Former Louisville police officer Brett Hankison speaks with his lawyer Stew Mathews, Wednesday, Feb. 23, 2022, during his trial in Louisville, Ky.  Prosecutors begin their case against Hankison, charged with wanton endangerment for shooting through Breonna Taylor's apartment into the home of her neighbors during botched police raid that killed Taylor.  (AP Photo/Timothy D. Easley, Pool)
Timothy D. Easley, Pool
/
AP
Former Louisville police officer Brett Hankison speaks with his lawyer, Stew Mathews, during his state court trial last year.

Prosecutors rested their case against former Louisville police detective Brett Hankison Wednesday afternoon, handing things over to his defense team. The 17-year veteran of the Louisville Metro Police Department is facing two federal civil rights charges for his role in the deadly 2020 raid on Breonna Taylor’s apartment.

Prosecutors opened their case last week with a splash, calling Taylor’s neighbor to the witness stand. She described waking up to gunfire as bullets flew through her kitchen and living room. Taylor’s sister and boyfriend also provided emotional testimony about what Taylor meant to them and the events of March 13, 2020, when she was killed by police.

The prosecution’s case ended without fanfare Wednesday, as jurors heard from a former police officer who was “shocked” Hankison would fire through an obscured window and sliding glass door, and an FBI special agent who described LMPD policy in detail. This echoed testimony from earlier witnesses who spoke about the importance of an officer being able to see what they are shooting toward.

The first witness Hankison’s defense attorneys called was former LMPD officer Mike Nobles, who also participated in the botched raid. In describing the events of that night, Nobles testified he never saw anyone try to shine a flashlight into the apartment through the window or sliding glass door.

“It would have given up our position,” Nobles said.

That contradicted earlier testimony from former LMPD detective Myles Cosgrove, who fired the shot that killed Taylor, according to an FBI ballistics report. Cosgrove said he shined his flashlight at the window and door Hankison shot through and couldn’t see anything from outside.

In his state court case last year, Hankison testified that he could see a muzzle flash from inside the apartment, which is what he decided to shoot at. A jury acquitted him.

Nobles described officers' attempts to serve the search warrant at Taylor’s apartment, ultimately using a battering ram to beat in her front door. As they attempted to enter, there was a shot from inside the apartment that struck former LMPD Sgt. Jonathan Mattingly, he said.

Nobles also contradicted prosecutors and other eyewitnesses, who said Hankison fired ten shots after everyone else had stopped firing and there was no longer a threat. Nobles said all the gunfire, from police and from inside the apartment, happened simultaneously.

On cross-examination, prosecutors pointed out that Nobles and Hankison have been friends since 2006. He admitted that he would like to help out Hankison if he could.
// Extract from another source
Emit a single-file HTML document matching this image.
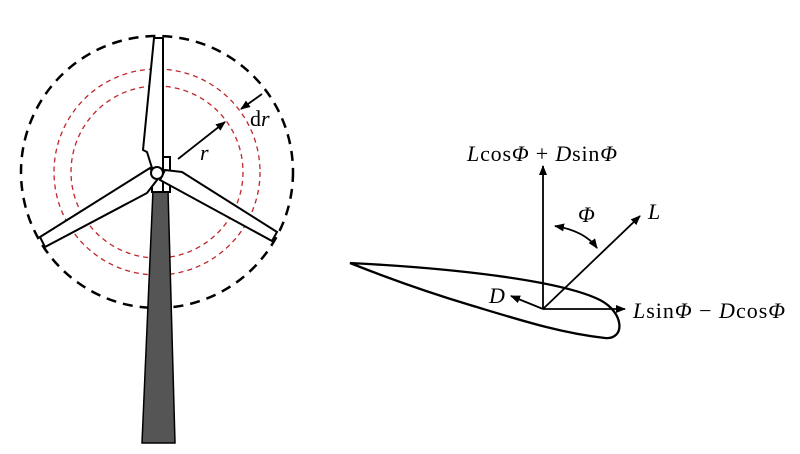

Nobles also admitted to telling the FBI in a previous interview that he was “infuriated” when he learned about Hankison’s actions, firing through the window and sliding glass door. Nobles told FBI interviewers the botched raid made them all look like “horrible cops and criminals.”

In court, Nobles called Hankison “a hero,” although he said he would not have made the same decisions Hankison did.

The defense will continue to call witnesses and present evidence Thursday. The trial is expected to last through at least next week.

The civil rights charges Hankison faces could carry up to a life sentence if the jury determines the crime “involves an attempt to kill," according to the U.S. Department of Justice.